No começo, ele era uma piada. Ernesto Araújo deambulava pelos corredores do Itamaraty com seu jeito de personagem de comédia americana, espalhando bobagens sobre marxismo e provocando risos entre os seus homólogos estrangeiros.
Com o tempo, a brincadeira ficou mais séria. Mais habilidoso do que muitos antecipavam, o chanceler conquistou o coração de Jair Bolsonaro, impôs a sua agenda conservadora na arena internacional e mobilizou um número considerável de diplomatas. Ele era o mais bem-sucedido ministro olavista.
Mas a carreira ministerial de Ernesto Araújo terminou quando ele endossou o ataque de Eduardo Bolsonaro à China.
Ao trazer a polêmica para o coração do Executivo, o chanceler dinamitou as tentativas de Hamilton Mourão e Rodrigo Maia de controlar os danos. Uma manobra que compromete a resposta do Brasil.
Por força das circunstâncias, a China é a única potência em condições de liderar a resposta global ao coronavírus. Mergulhados na pandemia e prestes a entrar em temporada eleitoral, os Estados Unidos se preparam para hibernar diplomaticamente.
Enquanto isso, a União Europeia simplesmente fechou as portas.
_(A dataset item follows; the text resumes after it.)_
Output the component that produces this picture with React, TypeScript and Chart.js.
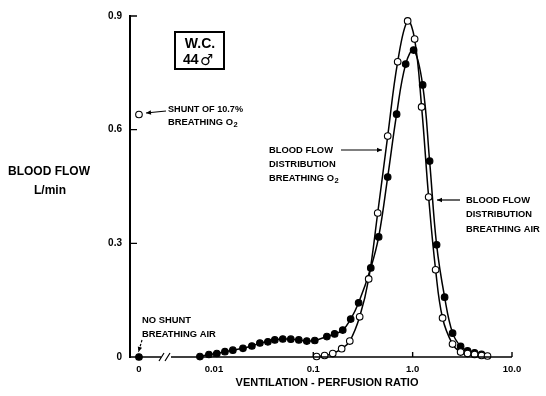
import React, { useEffect, useRef } from 'react';
import { Chart, registerables } from 'chart.js';

Chart.register(...registerables);

// Position on the log axis used for the "0" category (left of the axis break)
const ZERO_POS = 0.00176;
const X_MIN = 0.00143;
const X_MAX = 10;
const X_TICKS = [ZERO_POS, 0.01, 0.1, 1, 10];
const X_TICK_LABELS = ['0', '0.01', '0.1', '1.0', '10.0'];
const Y_TICKS = [0, 0.3, 0.6, 0.9];
const Y_TICK_LABELS = ['0', '0.3', '0.6', '0.9'];

// Blood flow distribution breathing air (filled dots)
const AIR_VQ = [0.00723, 0.0089, 0.0107, 0.0129, 0.0155, 0.0196, 0.0241, 0.029, 0.0349, 0.041, 0.0493, 0.0594, 0.0715, 0.086, 0.1035, 0.137, 0.164, 0.198, 0.238, 0.286, 0.379, 0.455, 0.561, 0.69, 0.851, 1.023, 1.261, 1.482, 1.743, 2.098, 2.524, 3.04, 3.57, 4.2, 4.94];
const AIR_FLOW = [0.001, 0.0066, 0.0092, 0.014, 0.018, 0.023, 0.029, 0.037, 0.04, 0.045, 0.0475, 0.047, 0.045, 0.042, 0.0435, 0.054, 0.061, 0.071, 0.1, 0.143, 0.235, 0.317, 0.475, 0.641, 0.773, 0.81, 0.718, 0.517, 0.296, 0.158, 0.063, 0.028, 0.016, 0.011, 0.007];

// Blood flow distribution breathing O2 (open dots)
const O2_VQ = [0.108, 0.13, 0.157, 0.193, 0.233, 0.293, 0.361, 0.445, 0.561, 0.707, 0.891, 1.047, 1.231, 1.449, 1.703, 2.0, 2.52, 3.04, 3.57, 4.2, 4.94, 5.67];
const O2_FLOW = [0.0013, 0.004, 0.009, 0.022, 0.042, 0.106, 0.206, 0.38, 0.583, 0.779, 0.887, 0.839, 0.66, 0.422, 0.23, 0.103, 0.034, 0.013, 0.009, 0.0066, 0.004, 0.0026];

// Shunt values at V/Q = 0
const SHUNT_O2 = 0.64;
const NO_SHUNT_AIR = 0;

const LF = '"Liberation Sans", Arial, sans-serif';
const DF = '"DejaVu Sans", sans-serif';

function arrow(ctx: CanvasRenderingContext2D, x1: number, y1: number, x2: number, y2: number, dashed = false) {
  ctx.save();
  ctx.lineWidth = 1.2;
  if (dashed) ctx.setLineDash([2.5, 1.5]);
  ctx.beginPath();
  ctx.moveTo(x1, y1);
  ctx.lineTo(x2, y2);
  ctx.stroke();
  ctx.setLineDash([]);
  const a = Math.atan2(y2 - y1, x2 - x1);
  const L = 5, W = 2.2;
  ctx.beginPath();
  ctx.moveTo(x2, y2);
  ctx.lineTo(x2 - L * Math.cos(a) + W * Math.sin(a), y2 - L * Math.sin(a) - W * Math.cos(a));
  ctx.lineTo(x2 - L * Math.cos(a) - W * Math.sin(a), y2 - L * Math.sin(a) + W * Math.cos(a));
  ctx.closePath();
  ctx.fill();
  ctx.restore();
}

function textSub(ctx: CanvasRenderingContext2D, main: string, sub: string, x: number, y: number, size: number, maxW?: number) {
  ctx.font = `bold ${size}px ${LF}`;
  const w = Math.min(ctx.measureText(main).width, maxW ?? 1e9);
  ctx.fillText(main, x, y, maxW);
  ctx.font = `bold ${size * 0.8}px ${LF}`;
  ctx.fillText(sub, x + w + 0.5, y + size * 0.3);
}

const decor = {
  id: 'decor',
  afterDraw(chart: any) {
    const ctx: CanvasRenderingContext2D = chart.ctx;
    const xs = chart.scales.x;
    const ys = chart.scales.y;
    const { left, right, bottom } = chart.chartArea;
    ctx.save();
    ctx.strokeStyle = '#000';
    ctx.fillStyle = '#000';

    // x axis with break
    ctx.lineWidth = 1.6;
    ctx.beginPath();
    ctx.moveTo(left, bottom);
    ctx.lineTo(161, bottom);
    ctx.moveTo(171, bottom);
    ctx.lineTo(right, bottom);
    ctx.stroke();
    ctx.lineWidth = 1.2;
    ctx.beginPath();
    ctx.moveTo(159, bottom + 4);
    ctx.lineTo(164, bottom - 4);
    ctx.moveTo(165, bottom + 4);
    ctx.lineTo(170, bottom - 4);
    ctx.stroke();

    // inward ticks
    ctx.lineWidth = 1.4;
    ctx.beginPath();
    Y_TICKS.slice(1).forEach((v) => {
      const y = ys.getPixelForValue(v);
      ctx.moveTo(left, y);
      ctx.lineTo(left + 7, y);
    });
    X_TICKS.slice(1).forEach((v) => {
      const x = xs.getPixelForValue(v);
      ctx.moveTo(x, bottom);
      ctx.lineTo(x, bottom - 5);
    });
    ctx.stroke();

    // Y title
    ctx.textAlign = 'center';
    ctx.textBaseline = 'middle';
    ctx.font = `bold 12px ${LF}`;
    ctx.fillText('BLOOD FLOW', 49, 172, 82);
    ctx.fillText('L/min', 50, 191);

    // X title
    ctx.font = `bold 11px ${LF}`;
    ctx.fillText('VENTILATION - PERFUSION RATIO', 327, 383, 186);

    // box
    ctx.lineWidth = 2;
    ctx.strokeRect(175, 32, 49, 37);
    ctx.font = `bold 14px ${LF}`;
    ctx.fillText('W.C.', 200, 44, 36);
    ctx.textAlign = 'left';
    ctx.fillText('44', 183, 60);
    ctx.font = `bold 15px ${DF}`;
    ctx.fillText('\u2642', 200, 61);

    // annotations
    const fs = 9.4;
    ctx.font = `bold ${fs}px ${LF}`;
    ctx.fillText('SHUNT OF 10.7%', 168, 109, 75);
    textSub(ctx, 'BREATHING O', '2', 168, 122, fs, 68);
    arrow(ctx, 166, 111, 146, 113);

    ctx.font = `bold ${fs}px ${LF}`;
    ctx.fillText('NO SHUNT', 142, 320, 51);
    ctx.fillText('BREATHING AIR', 142, 334, 75);
    arrow(ctx, 142, 340, 138.5, 352, true);

    ctx.font = `bold ${fs}px ${LF}`;
    ctx.fillText('BLOOD FLOW', 269, 150, 64);
    ctx.fillText('DISTRIBUTION', 269, 164, 68);
    textSub(ctx, 'BREATHING O', '2', 269, 178, fs, 66);
    arrow(ctx, 341, 150, 382, 150);

    ctx.font = `bold ${fs}px ${LF}`;
    ctx.fillText('BLOOD FLOW', 466, 200, 64);
    ctx.fillText('DISTRIBUTION', 466, 214, 66);
    ctx.fillText('BREATHING AIR', 466, 229, 80);
    arrow(ctx, 460, 200, 437, 200);

    ctx.restore();
  },
};

export default function App() {
  const ref = useRef<HTMLCanvasElement>(null);
  useEffect(() => {
    document.body.style.margin = '0';
    const canvas = ref.current;
    if (!canvas) return;
    const airData = AIR_VQ.map((x, i) => ({ x, y: AIR_FLOW[i] }));
    const o2Data = O2_VQ.map((x, i) => ({ x, y: O2_FLOW[i] }));
    const pt = { pointRadius: 3.3, pointHoverRadius: 3.3, pointBorderColor: '#000', pointBorderWidth: 1.1 };
    const chart = new Chart(canvas, {
      type: 'line',
      data: {
        datasets: [
          { label: 'Shunt O2', data: [{ x: ZERO_POS, y: SHUNT_O2 }], showLine: false, pointBackgroundColor: '#fff', clip: false, ...pt } as any,
          { label: 'No shunt air', data: [{ x: ZERO_POS, y: NO_SHUNT_AIR }], showLine: false, pointBackgroundColor: '#000', clip: false, ...pt } as any,
          { label: 'O2', data: o2Data, borderColor: '#000', borderWidth: 1.5, tension: 0.4, pointBackgroundColor: '#fff', clip: false, ...pt } as any,
          { label: 'Air', data: airData, borderColor: '#000', borderWidth: 1.5, tension: 0.4, pointBackgroundColor: '#000', clip: false, ...pt } as any,
        ],
      },
      options: {
        responsive: false,
        animation: false,
        events: [],
        layout: { padding: { top: 16, right: 34, left: 0, bottom: 0 } },
        plugins: { legend: { display: false }, tooltip: { enabled: false } },
        scales: {
          x: {
            type: 'logarithmic',
            min: X_MIN,
            max: X_MAX,
            grid: { display: false, drawTicks: false },
            border: { display: false },
            afterBuildTicks: (s: any) => { s.ticks = X_TICKS.map((v) => ({ value: v })); },
            afterFit: (s: any) => { s.height = 39; },
            ticks: {
              autoSkip: false,
              maxRotation: 0,
              padding: 7,
              color: '#000',
              font: { family: LF, weight: 'bold', size: 9.5 },
              callback: (_v: any, i: number) => X_TICK_LABELS[i],
            },
          },
          y: {
            type: 'linear',
            min: 0,
            max: 0.9,
            grid: { display: false, drawTicks: false },
            border: { display: true, color: '#000', width: 2 },
            afterBuildTicks: (s: any) => { s.ticks = Y_TICKS.map((v) => ({ value: v })); },
            afterFit: (s: any) => { s.width = 130; },
            ticks: {
              padding: 8,
              color: '#000',
              font: { family: LF, weight: 'bold', size: 10 },
              callback: (_v: any, i: number) => Y_TICK_LABELS[i],
            },
          },
        },
      },
      plugins: [decor],
    });
    return () => chart.destroy();
  }, []);
  return (
    <div style={{ width: 546, height: 396, overflow: 'hidden', background: '#fff' }}>
      <canvas ref={ref} width={546} height={396} style={{ display: 'block' }} />
    </div>
  );
}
Não surpreende, portanto, que países do Atlântico Norte tenham começado a receber ajuda material e técnica dos chineses. Também já é claro que a salvação de muitos Estados africanos depende da assistência de Pequim.
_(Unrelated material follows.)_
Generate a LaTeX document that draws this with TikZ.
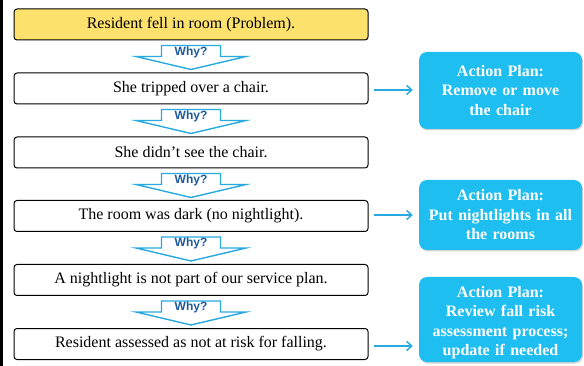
\documentclass[tikz,border=0pt]{standalone}
\usepackage{fontspec}
\setmainfont{Liberation Serif}
\newfontfamily\whyfont{Liberation Sans}
\usetikzlibrary{calc,arrows.meta,shadows}

\definecolor{probyellow}{HTML}{FDE16D}
\definecolor{plancyan}{HTML}{1EBEF0}
\definecolor{linkcyan}{HTML}{29A9E0}
\definecolor{whyblue}{HTML}{1C5A9C}

\tikzset{
  causebox/.style={draw=black, line width=1pt, rounded corners=3pt, fill=white,
    minimum width=354pt, minimum height=31pt, inner sep=0pt,
    font=\fontsize{16}{19}\selectfont},
  problembox/.style={causebox, fill=probyellow},
  plantext/.style={text=white, align=center, text width=157pt, inner sep=1pt,
    font=\bfseries\fontsize{16}{19.5}\selectfont},
  planbox/.style={plantext, fill=plancyan, rounded corners=8pt, minimum width=163pt,
    drop shadow={shadow xshift=1pt, shadow yshift=-1.5pt, opacity=0.35}},
  whyshape/.style={draw=linkcyan, line width=1.4pt, fill=white},
  whylabel/.style={text=whyblue, inner sep=0pt, font=\whyfont\bfseries\fontsize{12}{14}\selectfont},
  planlink/.style={draw=linkcyan, line width=1.5pt, -{Straight Barb[length=5pt,width=9pt]}}
}

% arrow "Why?" hanging under a box
\newcommand\whydrop[2]{%
  \draw[whyshape] ($(#1.south)+(-29.5,5)$) -- ++(59,0) -- ++(0,11) -- ++(25.5,0)
    -- ($(#1.south)+(0,29)$) -- ($(#1.south)+(-55,16)$) -- ++(25.5,0) -- cycle;
  \node[whylabel] (#2) at ($(#1.south)+(0,11.5)$) {Why?};
}

\begin{document}
\begin{tikzpicture}[x=1pt,y=-1pt]
  \useasboundingbox (0,0) rectangle (584,366);
  \fill[black] (0,0) rectangle (3,366);

  % the chain of causes
  \node[problembox] (p1) at (191,24.5) {Resident fell in room (Problem).};
  \node[causebox] (c2) at (191,88.5) {She tripped over a chair.};
  \node[causebox] (c3) at (191,152.5) {She didn’t see the chair.};
  \node[causebox] (c4) at (191,216) {The room was dark (no nightlight).};
  \node[causebox] (c5) at (191,280) {A nightlight is not part of our service plan.};
  \node[causebox] (c6) at (191,344) {Resident assessed as not at risk for falling.};

  \whydrop{p1}{w1}
  \whydrop{c2}{w2}
  \whydrop{c3}{w3}
  \whydrop{c4}{w4}
  \whydrop{c5}{w5}

  % action plans
  \node[planbox, minimum height=77pt] (a1) at (500.5,90.5)
    {Action Plan:\\Remove or move\\the chair};
  \node[planbox, minimum height=70pt] (a2) at (500.5,215)
    {Action Plan:\\Put nightlights in all\\the rooms};
  \node[planbox, minimum height=85pt] (a3) at (500.5,319.5) {};
  \node[plantext] (a3text) at ($(a3.center)+(0,3)$)
    {Action Plan:\\Review fall risk\\assessment process;\\update if needed};

  \draw[planlink] ($(c2.east)+(5,1.5)$) -- ($(c2.east -| a1.west)+(-6,1.5)$);
  \draw[planlink] ($(c4.east)+(5,-1)$) -- ($(c4.east -| a2.west)+(-6,-1)$);
  \draw[planlink] ($(c6.east)+(5,2)$) -- ($(c6.east -| a3.west)+(-6,2)$);
\end{tikzpicture}
\end{document}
A ação chinesa tem motivações defensivas e ofensivas. Ela busca dissociar a imagem do país da Covid-19 e ampliar a sua esfera de influência.
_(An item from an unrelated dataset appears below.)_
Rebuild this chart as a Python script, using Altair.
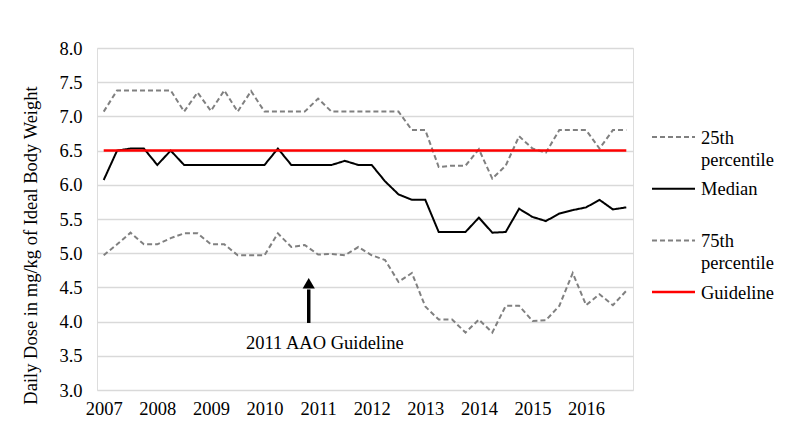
import altair as alt
import pandas as pd

# ---- data -------------------------------------------------------------
quarters = list(range(40))            # 2007 Q1 .. 2016 Q4
first_year = 2007
year_ticks = [0, 4, 8, 12, 16, 20, 24, 28, 32, 36]

p25 = [7.07, 7.38, 7.38, 7.38, 7.38, 7.38, 7.07, 7.35, 7.08, 7.38,
       7.07, 7.37, 7.07, 7.07, 7.07, 7.07, 7.26, 7.07, 7.07, 7.07,
       7.07, 7.07, 7.07, 6.80, 6.80, 6.26, 6.28, 6.28, 6.52, 6.09,
       6.28, 6.71, 6.53, 6.47, 6.80, 6.80, 6.80, 6.53, 6.80, 6.80]
median = [6.07, 6.50, 6.53, 6.53, 6.29, 6.50, 6.29, 6.29, 6.29, 6.29,
          6.29, 6.29, 6.29, 6.53, 6.29, 6.29, 6.29, 6.29, 6.35, 6.29,
          6.29, 6.05, 5.86, 5.78, 5.78, 5.31, 5.31, 5.31, 5.52, 5.30,
          5.31, 5.65, 5.53, 5.47, 5.58, 5.63, 5.67, 5.78, 5.64, 5.67]
p75 = [4.97, 5.13, 5.30, 5.13, 5.13, 5.22, 5.29, 5.29, 5.13, 5.13,
       4.97, 4.97, 4.97, 5.29, 5.09, 5.12, 4.98, 4.99, 4.97, 5.09,
       4.97, 4.90, 4.58, 4.71, 4.22, 4.03, 4.03, 3.84, 4.03, 3.84,
       4.23, 4.23, 4.01, 4.02, 4.23, 4.71, 4.24, 4.40, 4.24, 4.45]
guideline = [6.5] * 40

series_names = ["25th percentile", "Median", "75th percentile", "Guideline"]
legend_labels = ["25th\npercentile", "Median", "75th\npercentile", "Guideline"]
series_values = [p25, median, p75, guideline]
series_colors = ["#808080", "#000000", "#808080", "#ff0000"]
series_dash = [[5, 3], [1, 0], [5, 3], [1, 0]]
series_width = [2, 2, 2, 2.5]

y_ticks = [3.0, 3.5, 4.0, 4.5, 5.0, 5.5, 6.0, 6.5, 7.0, 7.5, 8.0]

annotation_text = "2011 AAO Guideline"
arrow_x = [15.3]
arrow_tail = [3.98]
arrow_head = [4.47]
arrow_tip_center = [4.56]
annotation_x = [16.5]
annotation_y = [3.69]

FONT = "Liberation Serif, Times New Roman, Times, serif"
FS = 18.5
W, H = 536, 342

# ---- axes ---------------------------------------------------------------
x_scale = alt.Scale(domain=[-0.5, 39.5], nice=False, zero=False)
y_scale = alt.Scale(domain=[3, 8], nice=False, zero=False)

x_axis = alt.Axis(values=year_ticks,
                  labelExpr=f"'' + ({first_year} + datum.value / 4)",
                  title=None, grid=False, domain=False, ticks=False,
                  labelFont=FONT, labelFontSize=FS, labelColor="#000000",
                  labelPadding=9, labelOverlap=False)
y_axis = alt.Axis(values=y_ticks, format=".1f",
                  title="Daily Dose in mg/kg of Ideal Body Weight",
                  titleFont=FONT, titleFontSize=FS, titleFontWeight="normal",
                  titleColor="#000000", titleX=-57, titleY=197,
                  labelFont=FONT, labelFontSize=FS, labelColor="#000000",
                  labelPadding=15, labelOverlap=False, labelBound=False,
                  grid=True, gridColor="#d9d9d9", gridWidth=1.3,
                  domain=False, ticks=False)


def X(field):
    return alt.X(field, scale=x_scale, axis=x_axis)


def Y(field):
    return alt.Y(field, scale=y_scale, axis=y_axis)


# ---- series layers ----------------------------------------------------
layers = []
for idx in [0, 2, 1, 3]:
    d = pd.DataFrame({"q": quarters, "value": series_values[idx],
                      "series": series_names[idx]})
    layers.append(
        alt.Chart(d).mark_line(
            color=series_colors[idx], strokeDash=series_dash[idx],
            strokeWidth=series_width[idx]
        ).encode(x=X("q:Q"), y=Y("value:Q"))
    )

# ---- annotation arrow --------------------------------------------------
arrow_df = pd.DataFrame({"q": arrow_x, "y1": arrow_tail, "y2": arrow_head,
                         "tip": arrow_tip_center})
note_df = pd.DataFrame({"q": annotation_x, "ty": annotation_y,
                        "label": [annotation_text]})
shaft = alt.Chart(arrow_df).mark_rule(color="#000000", strokeWidth=3.5).encode(
    x=X("q:Q"), y=Y("y1:Q"), y2="y2:Q")
head = alt.Chart(arrow_df).mark_point(
    shape="triangle-up", filled=True, color="#000000", opacity=1, size=150
).encode(x=X("q:Q"), y=Y("tip:Q"))
note = alt.Chart(note_df).mark_text(
    font=FONT, fontSize=FS, color="#000000", align="center", baseline="middle"
).encode(x=X("q:Q"), y=Y("ty:Q"), text="label:N")

# ---- manual legend (outside plot area, right side) ---------------------
legend_layers = []
for i, name in enumerate(series_names):
    row_y = 89 + i * 51.7
    ld = pd.DataFrame({"label": [legend_labels[i]]})
    legend_layers.append(
        alt.Chart(ld).mark_rule(
            color=series_colors[i], strokeDash=series_dash[i],
            strokeWidth=series_width[i]
        ).encode(x=alt.value(555), x2=alt.value(598), y=alt.value(row_y))
    )
    legend_layers.append(
        alt.Chart(ld).mark_text(
            font=FONT, fontSize=FS, color="#000000", align="left",
            baseline="alphabetic", lineBreak="\n", lineHeight=22.5
        ).encode(x=alt.value(604), y=alt.value(row_y + 6.5), text="label:N")
    )

chart = alt.layer(*layers, shaft, head, note, *legend_layers).properties(
    width=W, height=H,
    autosize=alt.AutoSizeParams(type="none"),
    padding={"left": 89, "top": 40, "right": 155, "bottom": 40},
).configure_view(stroke=None).configure(background="#ffffff")

chart.save("out.html", embed_options={"renderer": "svg", "actions": False})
Com a reação dura às declarações de Eduardo Bolsonaro, os chineses enviam uma mensagem simples e poderosa ao mundo: quem culpá-los pela pandemia está fora da nova ordem mundial.
Depois de assumir o papel de vilão ideal na crise ambiental do ano passado, o governo Bolsonaro deu um jeito de virar o idiota útil da crise sanitária.
A política da pandemia é tremendamente complexa. Todos cometeram erros graves.
Xi Jinping encobriu os primeiros relatos do vírus em dezembro. Donald Trump ignorou relatórios alarmantes dos seus serviços de informação. Emmanuel Macron impressionou vestindo a farda de Charles de Gaulle, mas poucos o perdoam por ter mantido o pleito eleitoral da semana passada.
A palma da ousadia vai para Boris Johnson. Numa tentativa de se diferenciar da União Europeia e validar a escolha do brexit, ele ensaiou uma estratégia de imunidade coletiva. Foi obrigado a retropedalar na última hora.
A tolerância para atrasos terminou na semana passada, quando todos os líderes globais se colocaram em ordem de marcha. Todos menos Jair Bolsonaro, que conseguiu o feito inédito de atrelar o seu destino político à curva de crescimento do coronavírus.
A evolução da situação tornará o despreparo do seu governo cada vez mais evidente.
No campo da política externa, a estratégia encampada por Ernesto Araújo deixou o Brasil completamente isolado e ridicularizado no momento mais grave desde a Segunda Guerra Mundial.
Não restam dúvidas de que a reação do país à pandemia passa por encerrar esse parêntese absurdo das suas relações internacionais.